| Stored data |
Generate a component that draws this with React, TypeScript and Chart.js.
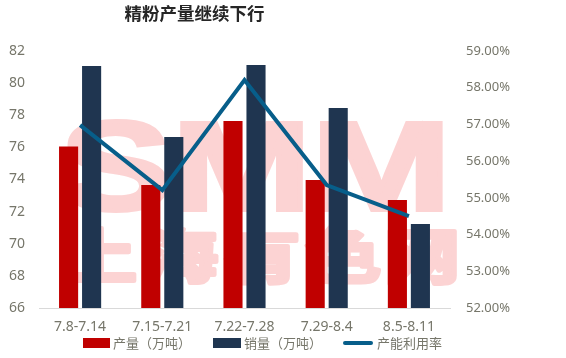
import React, { useEffect, useRef } from "react";
import { Chart, registerables } from "chart.js";

Chart.register(...registerables);

const categories = ["7.8-7.14", "7.15-7.21", "7.22-7.28", "7.29-8.4", "8.5-8.11"];
const production = [76.05, 73.66, 77.64, 73.97, 72.72];
const sales = [81.07, 76.65, 81.13, 78.45, 71.23];
const utilization = [56.98, 55.21, 58.21, 55.35, 54.5];
const leftTicks = [66, 68, 70, 72, 74, 76, 78, 80, 82];
const rightTicks = [52, 53, 54, 55, 56, 57, 58, 59];

const titleText = "精粉产量继续下行";
const legendLabels = ["产量（万吨）", "销量（万吨）", "产能利用率"];
const watermarkLatin = "SMM";
const watermarkChars = ["上", "海", "有", "色", "网"];

const RED = "#c00000";
const NAVY = "#1f3550";
const BLUE = "#075e8a";
const TXT = "#76766a";
const WM = "#fcd3d3";
const FONT = "'Noto Sans', 'Noto Sans CJK SC', sans-serif";

export default function App() {
  const ref = useRef<HTMLCanvasElement>(null);
  useEffect(() => {
    if (!ref.current) return;
    const decor = {
      id: "decor",
      beforeDatasetsDraw(chart: any) {
        const ctx = chart.ctx;
        ctx.save();
        ctx.fillStyle = WM;
        ctx.strokeStyle = WM;
        ctx.lineJoin = "miter";
        ctx.textBaseline = "alphabetic";
        ctx.font = "bold 126px 'Liberation Sans', sans-serif";
        const w = ctx.measureText(watermarkLatin).width;
        ctx.translate(60, 210);
        ctx.scale(391 / w, 1);
        ctx.lineWidth = 4;
        ctx.fillText(watermarkLatin, 0, 0);
        ctx.strokeText(watermarkLatin, 0, 0);
        ctx.restore();
        ctx.save();
        ctx.fillStyle = WM;
        ctx.strokeStyle = WM;
        ctx.lineWidth = 5;
        ctx.lineJoin = "round";
        ctx.font = "bold 76px 'Noto Sans CJK SC', sans-serif";
        ctx.textAlign = "center";
        ctx.textBaseline = "middle";
        const xs = [99, 180, 262, 343, 422];
        watermarkChars.forEach((c, i) => {
          ctx.save();
          ctx.translate(xs[i], 255);
          ctx.scale(1, 0.78);
          ctx.fillText(c, 0, 0);
          ctx.strokeText(c, 0, 0);
          ctx.restore();
        });
        ctx.restore();
      },
      afterDraw(chart: any) {
        const ctx = chart.ctx;
        ctx.save();
        ctx.fillStyle = "#262626";
        ctx.font = "bold 17.5px 'Noto Sans CJK SC', sans-serif";
        ctx.textAlign = "center";
        ctx.textBaseline = "middle";
        ctx.fillText(titleText, 194.5, 13.5);
        // legend
        ctx.font = "13px 'Noto Sans CJK SC', sans-serif";
        ctx.textAlign = "left";
        ctx.fillStyle = RED;
        ctx.fillRect(83, 338, 27, 10);
        ctx.fillStyle = NAVY;
        ctx.fillRect(213, 338, 28, 10);
        ctx.strokeStyle = BLUE;
        ctx.lineWidth = 4;
        ctx.lineCap = "round";
        ctx.beginPath();
        ctx.moveTo(345, 343);
        ctx.lineTo(371, 343);
        ctx.stroke();
        ctx.fillStyle = TXT;
        ctx.fillText(legendLabels[0], 113, 343);
        ctx.fillText(legendLabels[1], 244, 343);
        ctx.fillText(legendLabels[2], 377, 343);
        ctx.restore();
      },
    };
    const chart = new Chart(ref.current, {
      type: "bar",
      data: {
        labels: categories,
        datasets: [
          {
            type: "line",
            label: legendLabels[2],
            data: utilization,
            yAxisID: "y2",
            borderColor: BLUE,
            backgroundColor: BLUE,
            borderWidth: 4,
            pointRadius: 0,
            tension: 0,
            order: 0,
          } as any,
          {
            label: legendLabels[0],
            data: production,
            backgroundColor: RED,
            yAxisID: "y",
            categoryPercentage: 0.56,
            barPercentage: 0.83,
            order: 1,
          },
          {
            label: legendLabels[1],
            data: sales,
            backgroundColor: NAVY,
            yAxisID: "y",
            categoryPercentage: 0.56,
            barPercentage: 0.83,
            order: 1,
          },
        ],
      },
      options: {
        animation: false,
        responsive: false,
        devicePixelRatio: 1,
        layout: { padding: { top: 51, bottom: 0, left: 0, right: 0 } },
        plugins: { legend: { display: false }, title: { display: false }, tooltip: { enabled: false } },
        scales: {
          x: {
            grid: { display: false, drawTicks: false },
            border: { display: true, color: "#d9d9d9", width: 1 },
            ticks: { color: TXT, font: { family: FONT, size: 14 }, padding: 11, maxRotation: 0, autoSkip: false },
            afterFit(s: any) { s.height = 50; },
          },
          y: {
            position: "left",
            min: 66,
            max: 82,
            afterBuildTicks(s: any) { s.ticks = leftTicks.map((v) => ({ value: v })); },
            grid: { display: false, drawTicks: false },
            border: { display: false },
            ticks: { color: TXT, font: { family: FONT, size: 14 }, padding: 14 },
            afterFit(s: any) { s.width = 39; },
          },
          y2: {
            position: "right",
            min: 52,
            max: 59,
            afterBuildTicks(s: any) { s.ticks = rightTicks.map((v) => ({ value: v })); },
            grid: { display: false, drawTicks: false },
            border: { display: false },
            ticks: {
              color: TXT,
              font: { family: FONT, size: 13 },
              padding: 16,
              callback: (v: any) => Number(v).toFixed(2) + "%",
            },
            afterFit(s: any) { s.width = 116; },
          },
        },
      },
      plugins: [decor],
    });
    return () => chart.destroy();
  }, []);
  return (
    <div style={{ position: "fixed", left: 0, top: 0, width: 566, height: 358, background: "#fff" }}>
      <canvas ref={ref} width={566} height={358} style={{ width: 566, height: 358, display: "block" }} />
    </div>
  );
}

| Your instructions |
Word for word, quote the full listing, omitting every picture.

| Complete response |
Generate a component that draws this with React, TypeScript and Chart.js.
import React, { useEffect, useRef } from "react";
import { Chart, registerables } from "chart.js";

Chart.register(...registerables);

const categories = ["7.8-7.14", "7.15-7.21", "7.22-7.28", "7.29-8.4", "8.5-8.11"];
const production = [76.05, 73.66, 77.64, 73.97, 72.72];
const sales = [81.07, 76.65, 81.13, 78.45, 71.23];
const utilization = [56.98, 55.21, 58.21, 55.35, 54.5];
const leftTicks = [66, 68, 70, 72, 74, 76, 78, 80, 82];
const rightTicks = [52, 53, 54, 55, 56, 57, 58, 59];

const titleText = "精粉产量继续下行";
const legendLabels = ["产量（万吨）", "销量（万吨）", "产能利用率"];
const watermarkLatin = "SMM";
const watermarkChars = ["上", "海", "有", "色", "网"];

const RED = "#c00000";
const NAVY = "#1f3550";
const BLUE = "#075e8a";
const TXT = "#76766a";
const WM = "#fcd3d3";
const FONT = "'Noto Sans', 'Noto Sans CJK SC', sans-serif";

export default function App() {
  const ref = useRef<HTMLCanvasElement>(null);
  useEffect(() => {
    if (!ref.current) return;
    const decor = {
      id: "decor",
      beforeDatasetsDraw(chart: any) {
        const ctx = chart.ctx;
        ctx.save();
        ctx.fillStyle = WM;
        ctx.strokeStyle = WM;
        ctx.lineJoin = "miter";
        ctx.textBaseline = "alphabetic";
        ctx.font = "bold 126px 'Liberation Sans', sans-serif";
        const w = ctx.measureText(watermarkLatin).width;
        ctx.translate(60, 210);
        ctx.scale(391 / w, 1);
        ctx.lineWidth = 4;
        ctx.fillText(watermarkLatin, 0, 0);
        ctx.strokeText(watermarkLatin, 0, 0);
        ctx.restore();
        ctx.save();
        ctx.fillStyle = WM;
        ctx.strokeStyle = WM;
        ctx.lineWidth = 5;
        ctx.lineJoin = "round";
        ctx.font = "bold 76px 'Noto Sans CJK SC', sans-serif";
        ctx.textAlign = "center";
        ctx.textBaseline = "middle";
        const xs = [99, 180, 262, 343, 422];
        watermarkChars.forEach((c, i) => {
          ctx.save();
          ctx.translate(xs[i], 255);
          ctx.scale(1, 0.78);
          ctx.fillText(c, 0, 0);
          ctx.strokeText(c, 0, 0);
          ctx.restore();
        });
        ctx.restore();
      },
      afterDraw(chart: any) {
        const ctx = chart.ctx;
        ctx.save();
        ctx.fillStyle = "#262626";
        ctx.font = "bold 17.5px 'Noto Sans CJK SC', sans-serif";
        ctx.textAlign = "center";
        ctx.textBaseline = "middle";
        ctx.fillText(titleText, 194.5, 13.5);
        // legend
        ctx.font = "13px 'Noto Sans CJK SC', sans-serif";
        ctx.textAlign = "left";
        ctx.fillStyle = RED;
        ctx.fillRect(83, 338, 27, 10);
        ctx.fillStyle = NAVY;
        ctx.fillRect(213, 338, 28, 10);
        ctx.strokeStyle = BLUE;
        ctx.lineWidth = 4;
        ctx.lineCap = "round";
        ctx.beginPath();
        ctx.moveTo(345, 343);
        ctx.lineTo(371, 343);
        ctx.stroke();
        ctx.fillStyle = TXT;
        ctx.fillText(legendLabels[0], 113, 343);
        ctx.fillText(legendLabels[1], 244, 343);
        ctx.fillText(legendLabels[2], 377, 343);
        ctx.restore();
      },
    };
    const chart = new Chart(ref.current, {
      type: "bar",
      data: {
        labels: categories,
        datasets: [
          {
            type: "line",
            label: legendLabels[2],
            data: utilization,
            yAxisID: "y2",
            borderColor: BLUE,
            backgroundColor: BLUE,
            borderWidth: 4,
            pointRadius: 0,
            tension: 0,
            order: 0,
          } as any,
          {
            label: legendLabels[0],
            data: production,
            backgroundColor: RED,
            yAxisID: "y",
            categoryPercentage: 0.56,
            barPercentage: 0.83,
            order: 1,
          },
          {
            label: legendLabels[1],
            data: sales,
            backgroundColor: NAVY,
            yAxisID: "y",
            categoryPercentage: 0.56,
            barPercentage: 0.83,
            order: 1,
          },
        ],
      },
      options: {
        animation: false,
        responsive: false,
        devicePixelRatio: 1,
        layout: { padding: { top: 51, bottom: 0, left: 0, right: 0 } },
        plugins: { legend: { display: false }, title: { display: false }, tooltip: { enabled: false } },
        scales: {
          x: {
            grid: { display: false, drawTicks: false },
            border: { display: true, color: "#d9d9d9", width: 1 },
            ticks: { color: TXT, font: { family: FONT, size: 14 }, padding: 11, maxRotation: 0, autoSkip: false },
            afterFit(s: any) { s.height = 50; },
          },
          y: {
            position: "left",
            min: 66,
            max: 82,
            afterBuildTicks(s: any) { s.ticks = leftTicks.map((v) => ({ value: v })); },
            grid: { display: false, drawTicks: false },
            border: { display: false },
            ticks: { color: TXT, font: { family: FONT, size: 14 }, padding: 14 },
            afterFit(s: any) { s.width = 39; },
          },
          y2: {
            position: "right",
            min: 52,
            max: 59,
            afterBuildTicks(s: any) { s.ticks = rightTicks.map((v) => ({ value: v })); },
            grid: { display: false, drawTicks: false },
            border: { display: false },
            ticks: {
              color: TXT,
              font: { family: FONT, size: 13 },
              padding: 16,
              callback: (v: any) => Number(v).toFixed(2) + "%",
            },
            afterFit(s: any) { s.width = 116; },
          },
        },
      },
      plugins: [decor],
    });
    return () => chart.destroy();
  }, []);
  return (
    <div style={{ position: "fixed", left: 0, top: 0, width: 566, height: 358, background: "#fff" }}>
      <canvas ref={ref} width={566} height={358} style={{ width: 566, height: 358, display: "block" }} />
    </div>
  );
}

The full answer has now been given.